Decide What You Value

Somewhere along the way, we became averse to prescribing things. Values that were once widely accepted became questioned; ways of doing things became relative; value judgements became a no-no. We were free to pick and choose and as long as we didn’t do some very basic things like murder people, cause physical harm, steal, etc.

This has an inherent problem: When you’re dealing with an environment where people are sharing a space with others, you’re necessarily going to have to decide on the values of that environment. When dealing with social environments, you have to decide communal values. I hope this is just common sense – in one space with lots of different people, we need common ways of being that help us to get along and fulfil our purpose (whatever that is, such as do the shopping, drive to a destination, buy a cup of coffee, etc.)

When you exist in different stand-alone spaces, you can have different ways of doing things for your particular space, and different values co-existing as a whole. For example, in a city, different households are free to hold different values within the confines of their house, because they are responsible for that particular space, but when you exist in one space, you need to agree a set of values – a set of beliefs about how and why things are done, particular to that space. Again, taking the example of a household, it will have its own way of doing things, such as its own routines, its own manners, its own structures and priorities that help it to accomplish whatever its aims are (that Mum can get to work on time; that the house is tidy; that everyone is respectful, etc). This may be different to the way the neighbours do things.

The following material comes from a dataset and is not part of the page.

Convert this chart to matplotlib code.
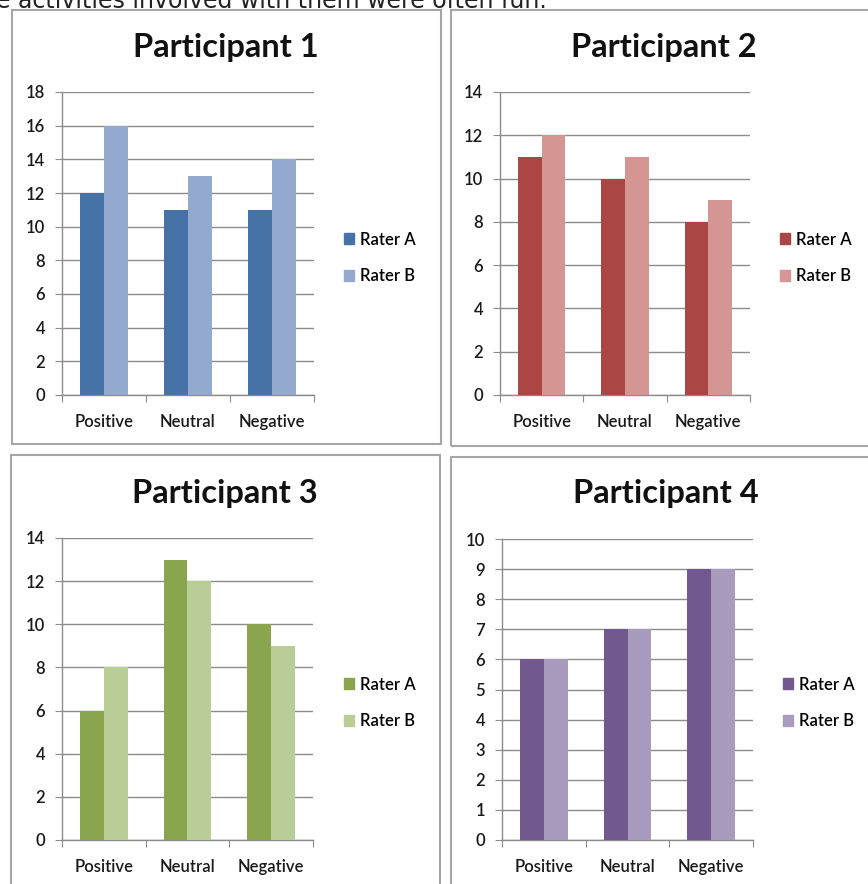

A school is one space, provided to many different people (staff and students). By virtue of its existence as one communal space with lots of people, it needs to decide its values – what the school believes in and how things are done – and its purpose. How are things going to be here so that ‘X’ can happen – e.g. so that students can achieve the highest grades; so that everyone gets along, etc. This is where I see so many discussions get wishy-washy, which in my opinion, goes back to what I stated at the beginning – the aversion to prescribing things.

I’ve seen people almost reluctant to state that grades should the number one priority in the school. After all, it’s the one tangible, long-term thing that we give our students that opens (or closes) different paths for them once they leave us. You have to prescribe that purpose. I’ve seen other people OK with not having a clear picture as to why students are in school. On the other hand, the best places I’ve worked in or observed have a very clear idea about what their values and purpose are. I’m not saying that I’ve always agreed with their values and purpose, or what that ultimately meant for how things ran in those environments, but the clarity of the whole thing allowed everyone (students, staff and parents alike) to make a choice whether that environment was for them or not. That clarity also allowed those places to achieve one major thing above everything else – coherence. The values and purpose fed into everything: the monitoring and evaluation systems of the school, the behaviour policy, the rewards system, teacher job roles and working conditions, interactions between staff and students, parent/teacher agreements, the assessment and evaluation cycles – on and on and on.

The mere position of knowing what you stand for and what your purpose is allows you to create systems that all inter-mingle seamlessly with each other and support each other. In other words, you’re not taking one initiative from here and another from there and trying to set something up that doesn’t gel with anything else you have.

So this is really a plea – decide on your values. Prescribe them. Put your stake in the ground. Then use them to audit your current ways of doing things and your current systems. You’ll probably find that the whole process of doing that thinking and evaluation will pay huge dividends now and in the future.